Retype exactly the lines from the first one through the line with "import matplotlib.pyplot as plt", including both ends; skip any pictures.
* Begin DATA EXCERPT *
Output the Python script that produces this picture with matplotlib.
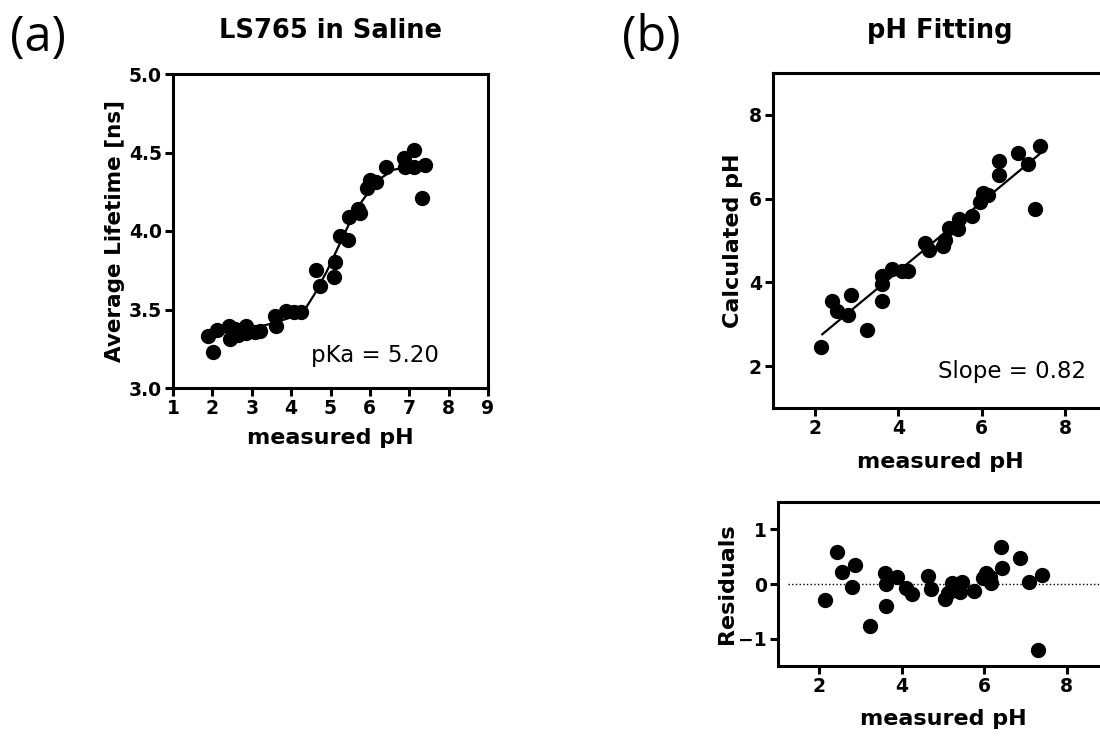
import matplotlib
matplotlib.use("Agg")
import matplotlib.pyplot as plt

# -------------------------------
# DATA
# -------------------------------
# panel (a): lifetime vs measured pH
lt_ph = [1.88, 2.02, 2.13, 2.41, 2.46, 2.58, 2.64, 2.85, 2.86, 3.07, 3.20,
         3.58, 3.62, 3.88, 4.07, 4.24, 4.64, 4.73, 5.08, 5.12, 5.23, 5.44,
         5.46, 5.69, 5.76, 5.93, 6.01, 6.16, 6.41, 6.86, 6.88, 7.11, 7.11,
         7.33, 7.41]
lt_ns = [3.333, 3.227, 3.371, 3.392, 3.312, 3.375, 3.339, 3.392, 3.350,
         3.354, 3.361, 3.456, 3.392, 3.488, 3.484, 3.484, 3.753, 3.651,
         3.706, 3.800, 3.965, 3.944, 4.086, 4.139, 4.113, 4.273, 4.326,
         4.315, 4.410, 4.463, 4.410, 4.516, 4.410, 4.209, 4.421]

# sigmoid fit curve as drawn
lt_fit_ph = [1.88, 2.5, 3.0, 3.5, 4.0, 4.3, 4.6, 4.9, 5.2, 5.5, 5.8, 6.0,
             6.3, 6.6, 7.0, 7.4]
lt_fit_ns = [3.34, 3.36, 3.38, 3.41, 3.45, 3.48, 3.60, 3.74, 3.90, 4.06,
             4.19, 4.26, 4.34, 4.39, 4.41, 4.42]

# panel (b): calculated vs measured pH
meas_ph = [2.16, 2.42, 2.54, 2.79, 2.87, 3.24, 3.60, 3.61, 3.61, 3.86, 4.08,
           4.24, 4.64, 4.74, 5.06, 5.13, 5.21, 5.42, 5.46, 5.76, 5.95, 6.03,
           6.16, 6.42, 6.42, 6.88, 7.11, 7.28, 7.39]
calc_ph = [2.46, 3.55, 3.31, 3.23, 3.71, 2.87, 4.15, 3.96, 3.55, 4.31, 4.27,
           4.27, 4.95, 4.78, 4.86, 5.02, 5.31, 5.27, 5.51, 5.59, 5.92, 6.13,
           6.08, 6.90, 6.56, 7.10, 6.83, 5.75, 7.26]
line_x = [2.18, 7.38]
line_y = [2.76, 7.06]

# residuals
res_ph = [2.15, 2.42, 2.56, 2.79, 2.87, 3.24, 3.59, 3.63, 3.63, 3.88, 4.10,
          4.25, 4.64, 4.71, 5.05, 5.13, 5.23, 5.41, 5.47, 5.74, 5.96, 6.04,
          6.14, 6.16, 6.41, 6.42, 6.87, 7.09, 7.30, 7.40]
res_val = [-0.29, 0.58, 0.22, -0.05, 0.35, -0.77, 0.21, 0.00, -0.41, 0.12,
           -0.07, -0.19, 0.15, -0.10, -0.27, -0.16, 0.02, -0.15, 0.03, -0.13,
           0.11, 0.21, 0.13, 0.02, 0.67, 0.30, 0.47, 0.03, -1.21, 0.17]

# -------------------------------
# STYLE
# -------------------------------
plt.rcParams["font.family"] = ["DejaVu Sans"]
plt.rcParams["font.weight"] = "bold"
plt.rcParams["axes.labelweight"] = "bold"

W, H = 1100, 736
fig = plt.figure(figsize=(W / 100, H / 100), dpi=100)


def px_axes(left, top, right, bottom):
    return fig.add_axes([left / W, 1 - bottom / H, (right - left) / W, (bottom - top) / H])


def style(ax):
    for s in ax.spines.values():
        s.set_linewidth(2.2)
    ax.tick_params(direction="out", length=6, width=2.2, labelsize=13.5, pad=2)
    for lab in ax.get_xticklabels() + ax.get_yticklabels():
        lab.set_fontweight("bold")


mk = dict(marker="o", ls="none", color="black", ms=10)
note = dict(ha="right", va="center", fontsize=16.5, fontweight="normal")

# -------------------------------
# PANEL (a)
# -------------------------------
ax1 = px_axes(173, 74, 488, 388)
ax1.plot(lt_fit_ph, lt_fit_ns, color="black", lw=1.6)
ax1.plot(lt_ph, lt_ns, **mk)
ax1.set_xlim(1, 9)
ax1.set_ylim(3.0, 5.0)
ax1.set_xticks(range(1, 10))
ax1.set_yticks([3.0, 3.5, 4.0, 4.5, 5.0])
ax1.set_yticklabels(["3.0", "3.5", "4.0", "4.5", "5.0"])
style(ax1)
ax1.set_xlabel("measured pH", fontsize=16, labelpad=7)
ax1.set_ylabel("Average Lifetime [ns]", fontsize=15.5, labelpad=3)
ax1.set_title("LS765 in Saline", fontsize=18.5, fontweight="bold", pad=26)
ax1.text(7.75, 3.21, "pKa = 5.20", **note)

# -------------------------------
# PANEL (b) top
# -------------------------------
ax2 = px_axes(773, 73, 1107, 408)
ax2.plot(line_x, line_y, color="black", lw=1.6)
ax2.plot(meas_ph, calc_ph, **mk)
ax2.set_xlim(1, 9)
ax2.set_ylim(1, 9)
ax2.set_xticks([2, 4, 6, 8])
ax2.set_yticks([2, 4, 6, 8])
style(ax2)
ax2.set_xlabel("measured pH", fontsize=16, labelpad=10)
ax2.set_ylabel("Calculated pH", fontsize=16, labelpad=4)
ax2.set_title("pH Fitting", fontsize=18.5, fontweight="bold", pad=25)
ax2.text(8.5, 1.86, "Slope = 0.82", **note)

# -------------------------------
# RESIDUALS
# -------------------------------
ax3 = px_axes(778, 502, 1108, 666)
ax3.axhline(0, color="black", lw=1, ls=":", xmin=0.03)
ax3.plot(res_ph, res_val, **mk)
ax3.set_xlim(1, 9)
ax3.set_ylim(-1.5, 1.5)
ax3.set_xticks([2, 4, 6, 8])
ax3.set_yticks([-1, 0, 1])
style(ax3)
ax3.set_xlabel("measured pH", fontsize=16, labelpad=9)
ax3.set_ylabel("Residuals", fontsize=16, labelpad=1)

# panel letters
fig.text(10 / W, 1 - 38 / H, "(a)", fontsize=35, fontweight="normal",
         family="Open Sans", va="center", ha="left")
fig.text(622 / W, 1 - 38 / H, "(b)", fontsize=35, fontweight="normal",
         family="Open Sans", va="center", ha="left")

fig.savefig("out.png", dpi=100)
* End DATA EXCERPT *
REPLY →
Output the Python script that produces this picture with matplotlib.
import matplotlib
matplotlib.use("Agg")
import matplotlib.pyplot as plt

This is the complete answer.